** begin GIVEN RECORDS **

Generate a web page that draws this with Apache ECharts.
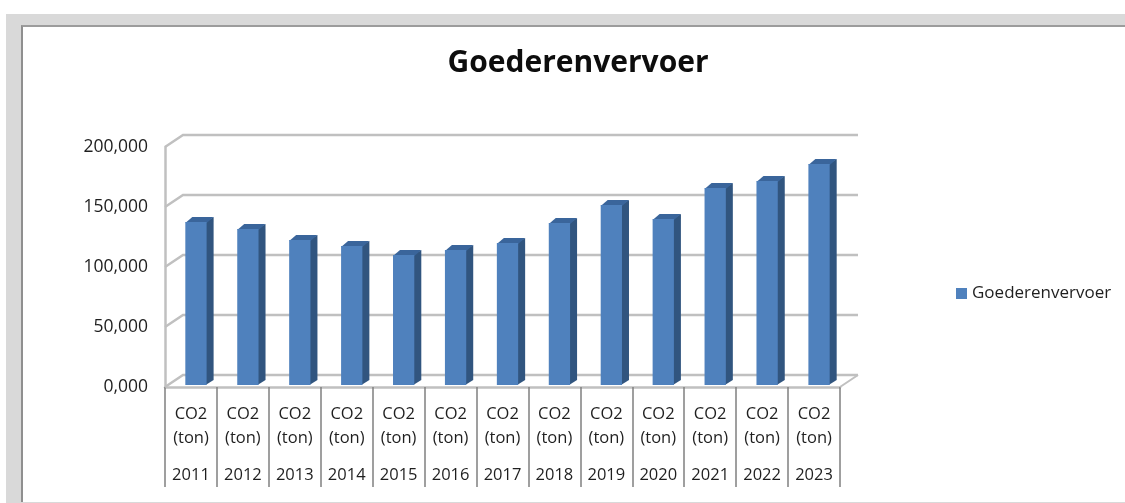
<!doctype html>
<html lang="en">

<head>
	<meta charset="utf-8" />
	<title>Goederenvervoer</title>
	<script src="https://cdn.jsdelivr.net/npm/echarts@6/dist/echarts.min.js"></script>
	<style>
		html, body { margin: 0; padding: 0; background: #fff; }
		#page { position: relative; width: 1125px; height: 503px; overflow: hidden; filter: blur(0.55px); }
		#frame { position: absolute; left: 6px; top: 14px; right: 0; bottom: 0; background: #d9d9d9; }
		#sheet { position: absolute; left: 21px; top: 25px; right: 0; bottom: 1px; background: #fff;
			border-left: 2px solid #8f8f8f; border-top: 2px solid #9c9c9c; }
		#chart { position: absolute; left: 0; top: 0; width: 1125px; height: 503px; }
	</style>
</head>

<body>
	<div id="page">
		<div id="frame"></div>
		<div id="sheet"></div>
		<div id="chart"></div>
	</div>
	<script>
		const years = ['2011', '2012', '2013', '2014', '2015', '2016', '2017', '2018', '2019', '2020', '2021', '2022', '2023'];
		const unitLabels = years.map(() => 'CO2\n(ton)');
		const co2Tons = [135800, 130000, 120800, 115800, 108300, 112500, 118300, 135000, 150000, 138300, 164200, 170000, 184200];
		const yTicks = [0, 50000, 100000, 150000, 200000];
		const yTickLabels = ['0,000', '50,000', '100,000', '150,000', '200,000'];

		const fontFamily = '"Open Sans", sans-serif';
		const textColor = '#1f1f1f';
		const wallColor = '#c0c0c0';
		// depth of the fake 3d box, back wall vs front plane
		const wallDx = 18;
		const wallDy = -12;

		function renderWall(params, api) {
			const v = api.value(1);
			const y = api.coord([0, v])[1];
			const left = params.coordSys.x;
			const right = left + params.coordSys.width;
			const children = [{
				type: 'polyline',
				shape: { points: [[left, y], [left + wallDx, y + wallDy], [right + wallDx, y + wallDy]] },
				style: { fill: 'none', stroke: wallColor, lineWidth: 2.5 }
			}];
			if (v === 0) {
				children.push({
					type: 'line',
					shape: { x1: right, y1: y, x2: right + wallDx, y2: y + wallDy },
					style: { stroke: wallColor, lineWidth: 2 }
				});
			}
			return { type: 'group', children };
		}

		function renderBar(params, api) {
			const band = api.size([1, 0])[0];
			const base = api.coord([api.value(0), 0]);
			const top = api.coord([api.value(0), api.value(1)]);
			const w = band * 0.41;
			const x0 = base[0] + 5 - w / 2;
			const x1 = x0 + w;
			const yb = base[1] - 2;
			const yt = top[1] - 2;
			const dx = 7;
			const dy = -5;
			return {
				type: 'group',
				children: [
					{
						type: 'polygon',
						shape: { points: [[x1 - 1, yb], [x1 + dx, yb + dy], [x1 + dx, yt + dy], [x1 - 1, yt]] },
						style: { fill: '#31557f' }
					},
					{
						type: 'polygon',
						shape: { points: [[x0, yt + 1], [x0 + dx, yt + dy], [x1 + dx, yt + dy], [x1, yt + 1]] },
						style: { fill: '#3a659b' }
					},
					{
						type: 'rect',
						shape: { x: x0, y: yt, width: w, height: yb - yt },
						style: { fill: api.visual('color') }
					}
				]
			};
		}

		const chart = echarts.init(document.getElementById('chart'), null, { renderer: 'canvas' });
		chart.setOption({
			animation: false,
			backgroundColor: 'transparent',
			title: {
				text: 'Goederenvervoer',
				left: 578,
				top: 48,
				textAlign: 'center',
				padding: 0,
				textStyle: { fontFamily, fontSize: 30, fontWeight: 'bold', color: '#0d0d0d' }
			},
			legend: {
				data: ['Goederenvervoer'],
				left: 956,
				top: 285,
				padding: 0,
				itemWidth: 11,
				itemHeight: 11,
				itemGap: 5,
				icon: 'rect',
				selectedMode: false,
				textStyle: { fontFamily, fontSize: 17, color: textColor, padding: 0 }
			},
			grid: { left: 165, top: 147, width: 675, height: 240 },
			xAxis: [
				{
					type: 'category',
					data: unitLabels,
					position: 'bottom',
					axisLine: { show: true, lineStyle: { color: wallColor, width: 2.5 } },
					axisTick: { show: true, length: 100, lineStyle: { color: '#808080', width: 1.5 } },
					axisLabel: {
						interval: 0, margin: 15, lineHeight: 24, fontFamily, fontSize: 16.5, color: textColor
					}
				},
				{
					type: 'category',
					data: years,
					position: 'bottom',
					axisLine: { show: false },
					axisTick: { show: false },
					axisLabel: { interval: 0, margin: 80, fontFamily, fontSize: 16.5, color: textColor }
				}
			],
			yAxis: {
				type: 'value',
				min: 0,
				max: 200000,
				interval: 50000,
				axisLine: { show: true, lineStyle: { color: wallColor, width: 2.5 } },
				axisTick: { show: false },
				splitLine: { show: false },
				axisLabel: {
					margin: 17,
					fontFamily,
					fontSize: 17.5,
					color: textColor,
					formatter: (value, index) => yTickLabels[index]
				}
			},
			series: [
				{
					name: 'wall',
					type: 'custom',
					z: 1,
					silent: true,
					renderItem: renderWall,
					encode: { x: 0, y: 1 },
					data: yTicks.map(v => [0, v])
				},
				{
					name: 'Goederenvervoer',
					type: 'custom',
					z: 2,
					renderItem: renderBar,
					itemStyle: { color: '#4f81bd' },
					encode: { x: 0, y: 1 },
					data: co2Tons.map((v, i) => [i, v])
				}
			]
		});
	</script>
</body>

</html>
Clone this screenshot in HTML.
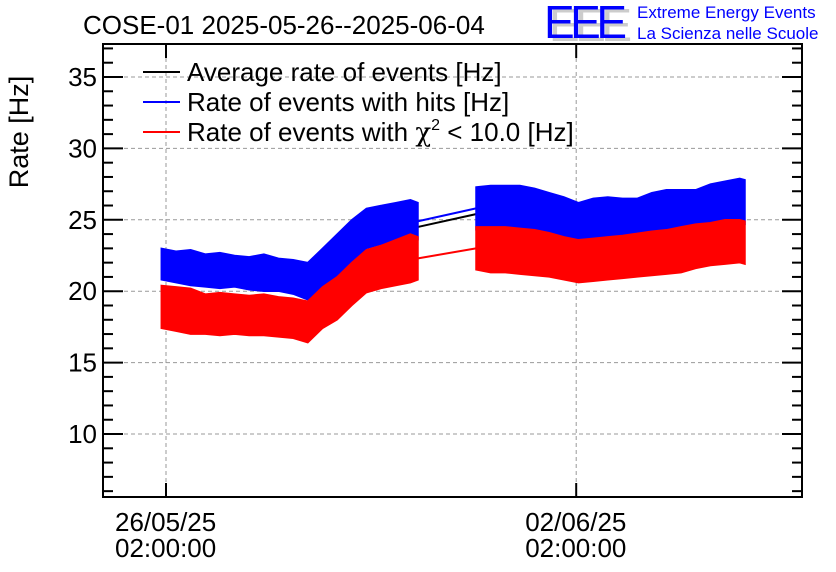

** end GIVEN RECORDS **

* [SET EXERCISE]
Show each line of the data that contains the string "this".

* [FULL OUTPUT]
Generate a web page that draws this with Apache ECharts.
Clone this screenshot in HTML.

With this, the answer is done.